─── Provided records ───

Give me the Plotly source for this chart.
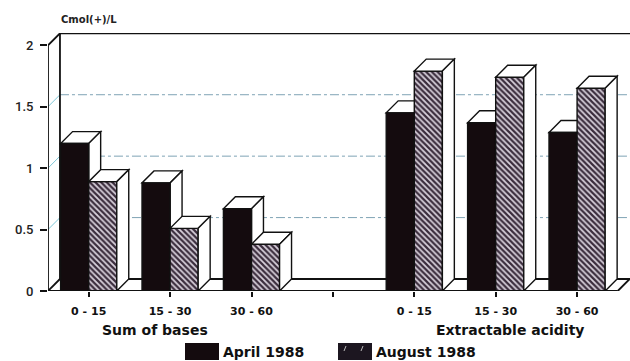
import plotly.graph_objects as go

# ---- data -------------------------------------------------------------
categories = ["0 - 15", "15 - 30", "30 - 60", "", "0 - 15", "15 - 30", "30 - 60"]
april = [1.20, 0.88, 0.67, None, 1.45, 1.37, 1.29]
august = [0.89, 0.51, 0.38, None, 1.79, 1.74, 1.65]
series_names = ["April 1988", "August 1988"]
group_titles = ["Sum of bases", "Extractable acidity"]
y_ticks = [0, 0.5, 1, 1.5, 2]
y_tick_text = ["0", "0.5", "1", "1.5", "2"]
unit_label = "Cmol(+)/L"

# ---- geometry / style -------------------------------------------------
W, H = 630, 361
M_L, M_R, M_T, M_B = 48, 0, 33, 70
X_RANGE = [-0.5, 6.65]
Y_RANGE = [0, 2.1]
BARGAP = 0.31
BAR_W = (1 - BARGAP) / 2
DX, DY = 0.147, 0.0976           # depth offset of the pseudo-3D box
HEAVY = dict(family="DejaVu Sans", size=12, color="#111", weight="bold")
EDGE = dict(color="#111", width=1.4)
GRID = dict(color="#7fa3b5", width=1, dash="dashdot")

xs = list(range(len(categories)))
x_lo, x_hi = X_RANGE

fig = go.Figure()
fig.add_trace(go.Bar(
    x=xs, y=april, name=series_names[0],
    marker=dict(color="#140b0e", line=EDGE),
))
fig.add_trace(go.Bar(
    x=xs, y=august, name=series_names[1],
    marker=dict(color="#ffffff", line=EDGE,
                pattern=dict(shape="\\", fgcolor="#3a2c3c", bgcolor="#d9d2dc",
                             size=4, solidity=0.55, fillmode="replace")),
))

shapes = []


def seg(x0, y0, x1, y1, line, layer="below"):
    shapes.append(dict(type="line", xref="x", yref="y", x0=x0, y0=y0,
                       x1=x1, y1=y1, line=line, layer=layer))


def poly(pts, layer):
    path = "M " + " L ".join(f"{a},{b}" for a, b in pts) + " Z"
    shapes.append(dict(type="path", xref="x", yref="y", path=path,
                       fillcolor="#ffffff", line=EDGE, layer=layer))


# back-wall grid lines and their links to the front axis
for v in y_ticks[1:-1]:
    seg(x_lo + DX, v + DY, x_hi, v + DY, GRID)
    seg(x_lo, v, x_lo + DX, v + DY, dict(color="#7cc6d6", width=1))

# frame: front axis, back wall, floor
frame = dict(color="#111", width=1.8)
seg(x_lo, 0, x_lo, 2, frame)
seg(x_lo, 2, x_lo + DX, 2 + DY, frame)
seg(x_lo + DX, DY, x_lo + DX, 2 + DY, frame)
seg(x_lo + DX, 2 + DY, x_hi, 2 + DY, frame)
seg(x_lo + DX, DY, x_hi, DY, frame)
seg(x_lo, 0, x_lo + DX, DY, frame)

# top and side faces of each box
for i, (a, b) in enumerate(zip(april, august)):
    if a is None:
        continue
    l0, r0 = i - BAR_W, i
    poly([(l0, a), (r0, a), (r0 + DX, a + DY), (l0 + DX, a + DY)], "below")
    poly([(r0, 0), (r0, a), (r0 + DX, a + DY), (r0 + DX, DY)], "below")
    l1, r1 = i, i + BAR_W
    poly([(l1, b), (r1, b), (r1 + DX, b + DY), (l1 + DX, b + DY)], "above")
    poly([(r1, 0), (r1, b), (r1 + DX, b + DY), (r1 + DX, DY)], "above")

# front floor line on top of everything
seg(x_lo, 0, 6.5, 0, frame, layer="above")
seg(6.5, 0, 6.5 + DX, DY, frame, layer="above")

# ---- manual legend (paper coordinates) ---------------------------------
pw, ph = W - M_L - M_R, H - M_T - M_B


def px(x):
    return (x - M_L) / pw


def py(y):
    return (H - M_B - y) / ph


legend_boxes = [(185, 219, "#140b0e"), (338, 372, "#1c1620")]
for x0, x1, col in legend_boxes:
    shapes.append(dict(type="rect", xref="paper", yref="paper",
                       x0=px(x0), x1=px(x1), y0=py(360), y1=py(343),
                       fillcolor=col, line=dict(width=0), layer="above"))
for sx in (344, 361):
    shapes.append(dict(type="line", xref="paper", yref="paper",
                       x0=px(sx), x1=px(sx + 2), y0=py(351), y1=py(346),
                       line=dict(color="#bbbbbb", width=1), layer="above"))

annotations = []
for (x0, _, _), name in zip(legend_boxes, series_names):
    annotations.append(dict(xref="paper", yref="paper", x=px(x0 + 36),
                            y=py(352), text=name, showarrow=False,
                            xanchor="left", yanchor="middle",
                            font=dict(HEAVY, size=14)))

for xc, t in zip([0.82, 5.17], group_titles):
    annotations.append(dict(xref="x", yref="paper", x=xc, y=py(330), text=t,
                            showarrow=False, xanchor="center",
                            yanchor="middle", font=dict(HEAVY, size=14)))

annotations.append(dict(xref="paper", yref="paper", x=px(59), y=py(20),
                        text=unit_label, showarrow=False, xanchor="left",
                        yanchor="middle",
                        font=dict(family="DejaVu Sans", size=10, color="#222",
                                  weight="bold")))

fig.update_layout(
    width=W, height=H,
    margin=dict(l=M_L, r=M_R, t=M_T, b=M_B, pad=0),
    paper_bgcolor="white", plot_bgcolor="white",
    barmode="group", bargap=BARGAP, bargroupgap=0,
    showlegend=False,
    shapes=shapes, annotations=annotations,
    xaxis=dict(range=X_RANGE, tickvals=xs, ticktext=categories,
               ticks="outside", ticklen=5, tickwidth=1.5, tickcolor="#111",
               showgrid=False, zeroline=False, showline=False,
               ticklabelstandoff=5,
               tickfont=dict(HEAVY, size=11)),
    yaxis=dict(range=Y_RANGE, tickvals=y_ticks, ticktext=y_tick_text,
               ticks="outside", ticklen=7, tickwidth=1.5, tickcolor="#111",
               showgrid=False, zeroline=False, showline=False,
               ticklabelstandoff=4,
               tickfont=dict(family="Roboto", size=13, color="#222",
                             weight=500)),
)

fig.write_html("out.html")
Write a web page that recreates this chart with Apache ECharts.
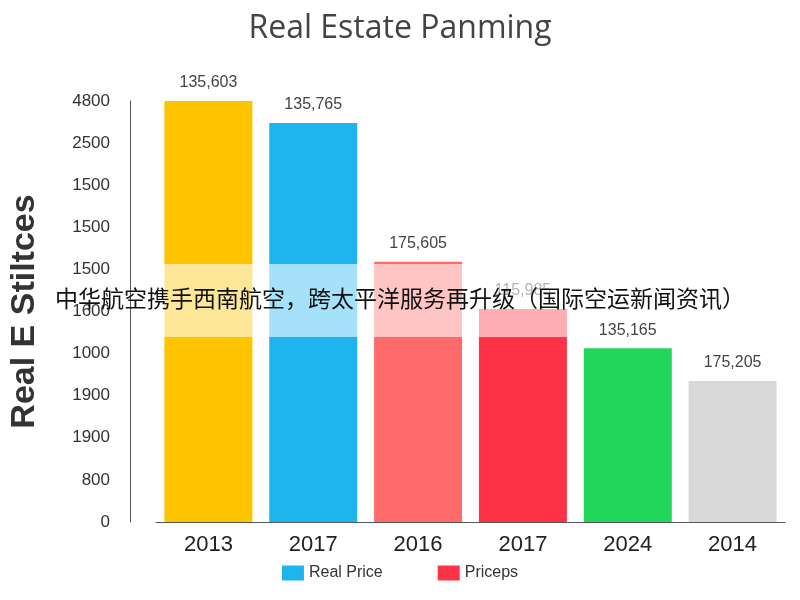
<!DOCTYPE html>
<html><head><meta charset="utf-8">
<script src="https://cdn.jsdelivr.net/npm/echarts@6/dist/echarts.min.js"></script>
<style>html,body{margin:0;padding:0;background:#fff}#c{width:800px;height:600px}</style>
</head><body><div id="c"></div>
<script>
const categories = ['2013','2017','2016','2017','2024','2014'];
const values = [10.05, 9.48, 6.18, 5.06, 4.13, 3.35];
const barLabels = ['135,603','135,765','175,605','115,985','135,165','175,205'];
const barColors = ['#FFC400','#1EB4EE','#FF6B6B','#FF3347','#22D65A','#D9D9D9'];
const tickLabels = ['0','800','1900','1900','1000','1600','1500','1500','1500','2500','4800'];
const chart = echarts.init(document.getElementById('c'));
chart.setOption({
  animation:false,
  title:{text:'Real Estate Panming',left:'center',top:8,textStyle:{fontSize:32,fontWeight:'normal',color:'#444',fontFamily:'Open Sans'}},
  legend:{bottom:14,left:'center',itemWidth:22,itemHeight:15,itemGap:55,icon:'rect',textStyle:{fontSize:16,color:'#333'},data:['Real Price','Priceps']},
  grid:{left:151,right:15,top:101,bottom:78},
  xAxis:{type:'category',data:categories,axisTick:{show:false},axisLine:{lineStyle:{color:'#555'}},
    axisLabel:{fontSize:22,color:'#222',margin:12}},
  yAxis:{type:'value',min:0,max:10,interval:1,offset:26,splitLine:{show:false},
    axisLine:{show:true,lineStyle:{color:'#555'}},
    axisLabel:{fontSize:17,color:'#333',margin:20,formatter:(v)=>tickLabels[Math.round(v)]},
    name:'Real E Stiltces',nameLocation:'middle',nameGap:88,nameRotate:90,
    nameTextStyle:{fontSize:34,fontWeight:'bold',color:'#333'}},
  series:[
    {type:'bar',barWidth:88,data:values.map((v,i)=>({value:v,itemStyle:{color:barColors[i]},
      label:{show:true,position:'top',formatter:barLabels[i],fontSize:16,color:'#444',distance:10}}))},
    {name:'Real Price',type:'line',data:[],itemStyle:{color:'#1EB4EE'}},
    {name:'Priceps',type:'line',data:[],itemStyle:{color:'#FF3347'}}
  ],
  graphic:[
    {type:'rect',shape:{x:155,y:264,width:430,height:73},style:{fill:'rgba(255,255,255,0.6)'},z:100},
    {type:'text',left:'center',top:287,style:{text:'中华航空携手西南航空，跨太平洋服务再升级（国际空运新闻资讯）',fontSize:23,fill:'#111',fontFamily:'Noto Sans CJK SC'},z:101}
  ]
});
</script></body></html>
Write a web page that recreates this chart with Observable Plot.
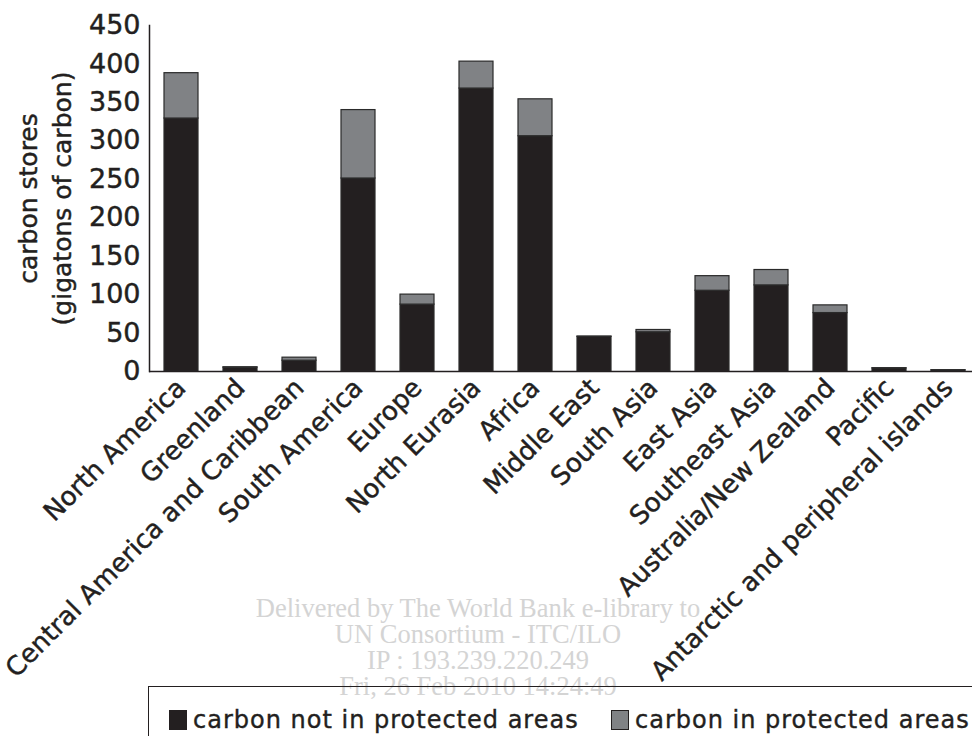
<!DOCTYPE html>
<html><head><meta charset="utf-8">
<script src="https://cdn.jsdelivr.net/npm/d3@7"></script>
<script src="https://cdn.jsdelivr.net/npm/@observablehq/plot@0.6"></script>
<style>
body{margin:0;background:#fff;overflow:hidden}
#wrap{position:relative;width:972px;height:736px;font-family:"DejaVu Sans",sans-serif;overflow:hidden}
#wrap svg{position:absolute;left:0;top:0;overflow:visible}
#wrap svg text{stroke:#231f20;stroke-width:0.45px;paint-order:stroke}
.wm{position:absolute;left:0;width:956px;text-align:center;font-family:"Liberation Serif",serif;font-size:26.5px;color:#d4d4d4;line-height:26px;top:595px;white-space:pre}
#legend{position:absolute;left:148px;top:686px;width:840px;height:70px;border:1.5px solid #231f20;box-sizing:border-box;font-size:24px;letter-spacing:1px;color:#231f20;-webkit-text-stroke:0.4px #231f20}
.item{position:absolute;top:19px;display:flex;align-items:center;gap:6px}
.sw{display:inline-block;width:18px;height:20px;border:1px solid #231f20;box-sizing:border-box}
</style></head>
<body><div id="wrap"></div>
<script>
const regions = ["North America","Greenland","Central America and Caribbean","South America","Europe","North Eurasia","Africa","Middle East","South Asia","East Asia","Southeast Asia","Australia/New Zealand","Pacific","Antarctic and peripheral islands"];
const notProtected = [329, 5, 14, 251, 87, 368, 306, 45, 51, 105, 112, 76, 4, 1.5];
const inProtected = [59, 0.5, 4, 89, 13, 35, 48, 0.5, 3, 19, 20, 10, 0.3, 0.2];
const seriesNames = ["carbon not in protected areas","carbon in protected areas"];
const seriesColors = ["#231f20","#808285"];
const yTicks = [0,50,100,150,200,250,300,350,400,450];

const data = [];
regions.forEach((r,i)=>{
  data.push({region:r, type:seriesNames[0], value:notProtected[i]});
  data.push({region:r, type:seriesNames[1], value:inProtected[i]});
});

const H = 686;
const chart = Plot.plot({
  width: 972, height: H,
  marginLeft: 149, marginRight: 0, marginTop: 25, marginBottom: H-371,
  style: {fontFamily: '"DejaVu Sans", sans-serif', color: "#231f20", background: "transparent"},
  x: {domain: regions, range: [150, 979], paddingInner: 0.42, paddingOuter: 0.22},
  y: {domain: [0, 450]},
  color: {domain: seriesNames, range: seriesColors},
  marks: [
    Plot.barY(data, {x:"region", y:"value", fill:"type", stroke:"#2a2a2a", strokeWidth:1.2}),
    Plot.ruleY([0], {stroke:"#231f20", strokeWidth:1.5}),
    Plot.frame({anchor:"left", stroke:"#231f20", strokeWidth:1.5}),
    Plot.axisY({ticks: yTicks, tickSize:0, tickPadding:9, fontSize:27, label:null}),
    Plot.axisX({tickSize:0, tickRotate:-45, tickPadding:12, fontSize:26, label:null}),
    Plot.text(["carbon stores"], {frameAnchor:"left", textAnchor:"middle", rotate:-90, dx:-121, fontSize:25, fill:"#231f20"}),
    Plot.text(["(gigatons of carbon)"], {frameAnchor:"left", textAnchor:"middle", rotate:-90, dx:-87, fontSize:25, fill:"#231f20"})
  ]
});
const wrap = document.getElementById("wrap");
wrap.appendChild(chart);

const wm = document.createElement("div");
wm.className = "wm";
wm.textContent = "Delivered by The World Bank e-library to\nUN Consortium - ITC/ILO\nIP : 193.239.220.249\nFri, 26 Feb 2010 14:24:49";
wrap.appendChild(wm);

const legend = document.createElement("div");
legend.id = "legend";
const lefts = [20, 462];
seriesNames.forEach((s,i)=>{
  const it = document.createElement("div");
  it.className = "item";
  it.style.left = lefts[i] + "px";
  const sw = document.createElement("span");
  sw.className = "sw"; sw.style.background = seriesColors[i];
  const t = document.createElement("span"); t.textContent = s;
  it.appendChild(sw); it.appendChild(t);
  legend.appendChild(it);
});
wrap.appendChild(legend);
</script>
</body></html>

───

Transcribe, from the records above, the first line and every line after it up to and including the line with "import plotly.graph_objects as go"; omit pictures.

Give me the Plotly source for this chart.
import plotly.graph_objects as go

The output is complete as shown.